Cheering on our cheerleaders

Edith Corrigan County, Junior Editor

Although you may only see them doing cheers during basketball games or dances at halftime, the cheerleading team has an intense schedule that goes beyond the eyes of Tiger fans.

With three hour practices four days a week or more, attending basketball games, preparing for competition, going to school, and completing homework, burnout is hard to avoid for the cheerleaders. 

“We support our basketball and football teams at the same time as trying to get our sport done and our competition season ready,” said Junior Laura Welles. 

Along with maintaining a rigorous schedule, cheerleaders have to keep a strong mentality as well. During practices, teammates must show grit and trust in each other in order to perfect the complicated stunts and specific techniques. Whether you are the flyer being thrown into the air or the base supporting them, each person has to trust one another and learn together. 

“They say that cheer is 80% mental and 20% physical, so you definitely have to have a strong mental attitude, you have to be very ambitious, and you can’t take failure as the end result,” explained senior and co-captain Cierra Barnette. 

The physical aspect is still a crucial part of cheer as you rely on your arms, legs, and especially your core. 

“You have to be a strong, all-around good athlete,” said Mailey Rash, a junior and team co-captain at Jackson-Reed who has been cheerleading since the age of five. 

Welles, Barnette, and Rash all agreed that cheerleading gets overlooked at Jackson Reed. 
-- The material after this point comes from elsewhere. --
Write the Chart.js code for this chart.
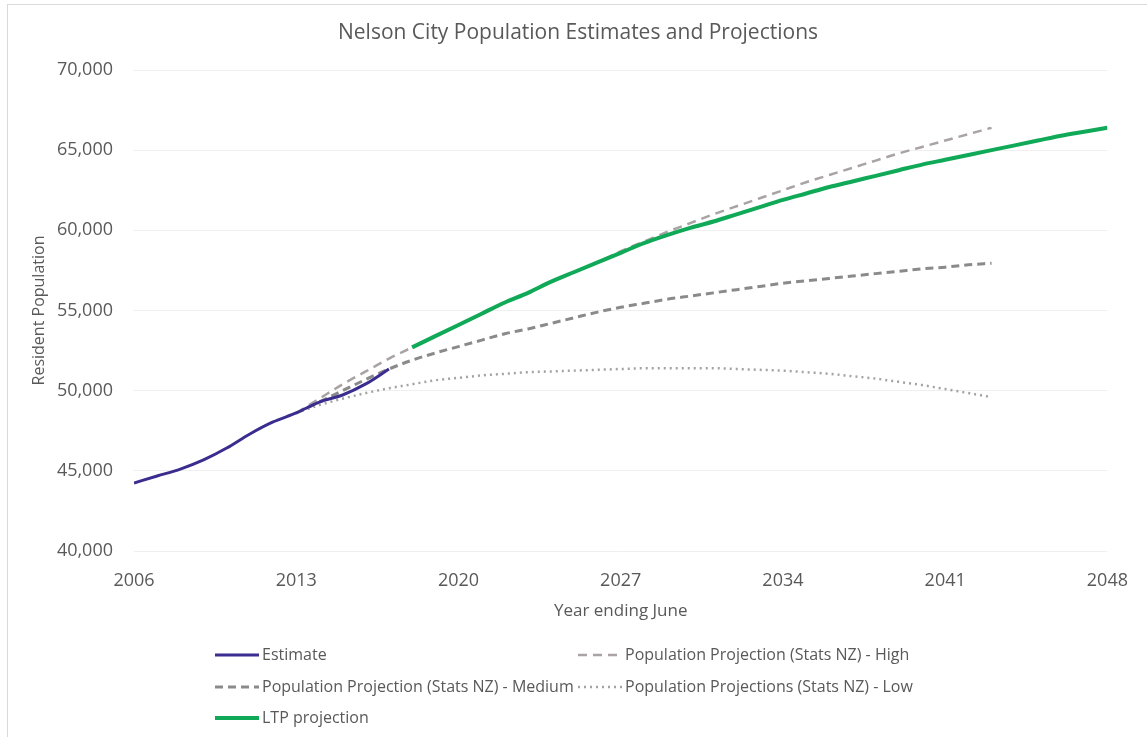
<!DOCTYPE html>
<html>
<head>
<meta charset="utf-8">
<script src="https://cdn.jsdelivr.net/npm/chart.js@4"></script>
<style>
  html, body { margin: 0; padding: 0; background: #ffffff; }
  canvas { display: block; }
</style>
</head>
<body>
<canvas id="popChart" width="1147" height="737"></canvas>
<script>
// Resident population, year ending June
const estimateYears  = [2006, 2007, 2008, 2009, 2010, 2011, 2012, 2013, 2014, 2015, 2016, 2017];
const estimateValues = [44240, 44680, 45110, 45680, 46420, 47300, 48050, 48610, 49290, 49730, 50420, 51350];

const projectionYears = [2013, 2014, 2015, 2016, 2017, 2018, 2019, 2020, 2021, 2022, 2023, 2024, 2025, 2026, 2027,
                         2028, 2029, 2030, 2031, 2032, 2033, 2034, 2035, 2036, 2037, 2038, 2039, 2040, 2041, 2042, 2043];
const highValues   = [48600, 49500, 50400, 51200, 52000, 52700, 53400, 54100, 54800, 55500, 56100, 56800, 57400, 58000, 58700,
                      59300, 59900, 60450, 61000, 61500, 62000, 62500, 63000, 63450, 63900, 64350, 64800, 65200, 65600, 66000, 66400];
const mediumValues = [48600, 49300, 50000, 50700, 51350, 51900, 52350, 52750, 53150, 53550, 53850, 54200, 54550, 54900, 55200,
                      55450, 55700, 55900, 56100, 56300, 56500, 56700, 56850, 57000, 57150, 57300, 57450, 57600, 57700, 57850, 57950];
const lowValues    = [48600, 49100, 49500, 49850, 50150, 50400, 50650, 50800, 50950, 51050, 51150, 51200, 51250, 51300, 51350,
                      51400, 51400, 51400, 51400, 51350, 51300, 51250, 51150, 51050, 50900, 50750, 50550, 50350, 50100, 49850, 49600];

const ltpYears  = [2018, 2019, 2020, 2021, 2022, 2023, 2024, 2025, 2026, 2027, 2028, 2029, 2030, 2031, 2032, 2033,
                   2034, 2035, 2036, 2037, 2038, 2039, 2040, 2041, 2042, 2043, 2044, 2045, 2046, 2047, 2048];
const ltpValues = [52700, 53400, 54100, 54800, 55500, 56100, 56800, 57400, 58000, 58600, 59200, 59700, 60150, 60550, 61000, 61450,
                   61900, 62300, 62700, 63050, 63400, 63750, 64100, 64400, 64700, 65000, 65300, 65600, 65900, 66150, 66400];

const seriesLabels = [
  'Estimate',
  'Population Projection (Stats NZ) - High',
  'Population Projection (Stats NZ) - Medium',
  'Population Projections (Stats NZ) - Low',
  'LTP projection'
];

const chartTitle = 'Nelson City Population Estimates and Projections';
const xTickYears = [2006, 2013, 2020, 2027, 2034, 2041, 2048];

const zip = (xs, ys) => xs.map((x, i) => ({ x: x, y: ys[i] }));

const TEXT = '#595959';
const FONT = "'Open Sans', 'Liberation Sans', sans-serif";

// Chart heading, centred over the whole figure
const headingPlugin = {
  id: 'heading',
  afterDraw(chart) {
    const ctx = chart.ctx;
    ctx.save();
    ctx.font = '21px ' + FONT;
    ctx.fillStyle = TEXT;
    ctx.textAlign = 'center';
    ctx.textBaseline = 'middle';
    ctx.fillText(chartTitle, 578, 33);
    ctx.restore();
  }
};

// Legend drawn beneath the axis title, two columns
const legendPlugin = {
  id: 'bottomLegend',
  afterDraw(chart) {
    const ctx = chart.ctx;
    const slots = [
      { ds: 0, x: 215, y: 655 },
      { ds: 1, x: 578, y: 655 },
      { ds: 2, x: 215, y: 687 },
      { ds: 3, x: 578, y: 687 },
      { ds: 4, x: 215, y: 718 }
    ];
    ctx.save();
    ctx.font = '16px ' + FONT;
    ctx.textBaseline = 'middle';
    ctx.textAlign = 'left';
    slots.forEach(s => {
      const d = chart.data.datasets[s.ds];
      ctx.beginPath();
      ctx.setLineDash(d.borderDash || []);
      ctx.lineWidth = d.borderWidth;
      ctx.strokeStyle = d.borderColor;
      ctx.lineCap = 'butt';
      ctx.moveTo(s.x, s.y);
      ctx.lineTo(s.x + 44, s.y);
      ctx.stroke();
      ctx.setLineDash([]);
      ctx.fillStyle = TEXT;
      ctx.fillText(d.label, s.x + 47, s.y);
    });
    ctx.restore();
  }
};

// Thin frame round the chart
const framePlugin = {
  id: 'frame',
  beforeDraw(chart) {
    const ctx = chart.ctx;
    ctx.save();
    ctx.fillStyle = '#ffffff';
    ctx.fillRect(0, 0, chart.width, chart.height);
    ctx.strokeStyle = '#d9d9d9';
    ctx.lineWidth = 1;
    ctx.strokeRect(7.5, 4.5, chart.width, chart.height);
    ctx.restore();
  }
};

new Chart(document.getElementById('popChart'), {
  type: 'line',
  data: {
    datasets: [
      {
        label: seriesLabels[0],
        data: zip(estimateYears, estimateValues),
        borderColor: '#3b2d8f',
        borderWidth: 3,
        cubicInterpolationMode: 'monotone',
        pointRadius: 0,
        order: 1
      },
      {
        label: seriesLabels[1],
        data: zip(projectionYears, highValues),
        borderColor: '#a9a3a3',
        borderWidth: 2.5,
        borderDash: [9, 6],
        cubicInterpolationMode: 'monotone',
        pointRadius: 0,
        order: 4
      },
      {
        label: seriesLabels[2],
        data: zip(projectionYears, mediumValues),
        borderColor: '#8a8a8a',
        borderWidth: 3,
        borderDash: [8, 5],
        cubicInterpolationMode: 'monotone',
        pointRadius: 0,
        order: 3
      },
      {
        label: seriesLabels[3],
        data: zip(projectionYears, lowValues),
        borderColor: '#a3a3a3',
        borderWidth: 2.5,
        borderDash: [2, 4],
        cubicInterpolationMode: 'monotone',
        pointRadius: 0,
        order: 2
      },
      {
        label: seriesLabels[4],
        data: zip(ltpYears, ltpValues),
        borderColor: '#10a957',
        borderWidth: 4,
        cubicInterpolationMode: 'monotone',
        pointRadius: 0,
        order: 0
      }
    ]
  },
  options: {
    responsive: false,
    animation: false,
    events: [],
    layout: { padding: { left: 0, right: 32, top: 70, bottom: 116 } },
    plugins: {
      legend: { display: false },
      tooltip: { enabled: false },
      title: { display: false }
    },
    scales: {
      x: {
        type: 'linear',
        min: xTickYears[0],
        max: xTickYears[xTickYears.length - 1],
        afterBuildTicks(scale) {
          scale.ticks = xTickYears.map(v => ({ value: v }));
        },
        afterFit(scale) { scale.height = 70; },
        grid: { display: false, drawTicks: false },
        border: { display: false },
        ticks: {
          color: TEXT,
          font: { family: FONT, size: 18 },
          padding: 19,
          maxRotation: 0,
          callback: v => String(v)
        },
        title: {
          display: true,
          text: 'Year ending June',
          color: TEXT,
          font: { family: FONT, size: 17 },
          padding: { top: 0, bottom: 0 }
        }
      },
      y: {
        min: 40000,
        max: 70000,
        afterFit(scale) { scale.width = 134; },
        grid: { color: '#efefef', lineWidth: 1, drawTicks: false },
        border: { display: false },
        ticks: {
          stepSize: 5000,
          color: TEXT,
          font: { family: FONT, size: 18 },
          padding: 21,
          callback: v => v.toLocaleString('en-US')
        },
        title: {
          display: true,
          text: 'Resident Population',
          color: TEXT,
          font: { family: FONT, size: 16 },
          padding: { top: 30, bottom: 0 }
        }
      }
    }
  },
  plugins: [framePlugin, legendPlugin, headingPlugin]
});
</script>
</body>
</html>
“I don’t think people take it seriously, and they don’t think that we actually compete at competitions and many people don’t think it’s a real sport,” said Rash. Welles added that people “don’t really see us perfecting our craft and doing what we love, and why we joined the team in the first place, [which] was to do competition and stunts.”

Barnette said that when the team won DCIAA’s level two cheerleading competition and became the level 2 grand champions last year, no one really talked about it. The 2022-2023 Cheer team once again won the Level 2 High School Cheer Championship 

“When other sports win, it’s a very big deal, so it’s kind of annoying,” Barnette said. 

Coaches Dionna Mctaw, Tay Mctaw, and Liz Lancaster also agreed that cheerleading is often underappreciated.

“I definitely think we get overlooked, but I think cheerleading gets overlooked as a whole,” said Dionna Mctaw.

“People think cheerleading is a supportive sport, they think the goal is to shake on the sidelines, or root on a general league all-male sport, when it’s really about the tumbling, the flipping, and the stunting. It’s a very athletic sport,” Mctaw continued.

Rash agreed that flying is her favorite part about cheerleading and Barnette added that the tumbling is hers, but what brings back Welles to the team each year is the people. “The bonds I create – it’s just unlike any other team I’ve been on,” she said.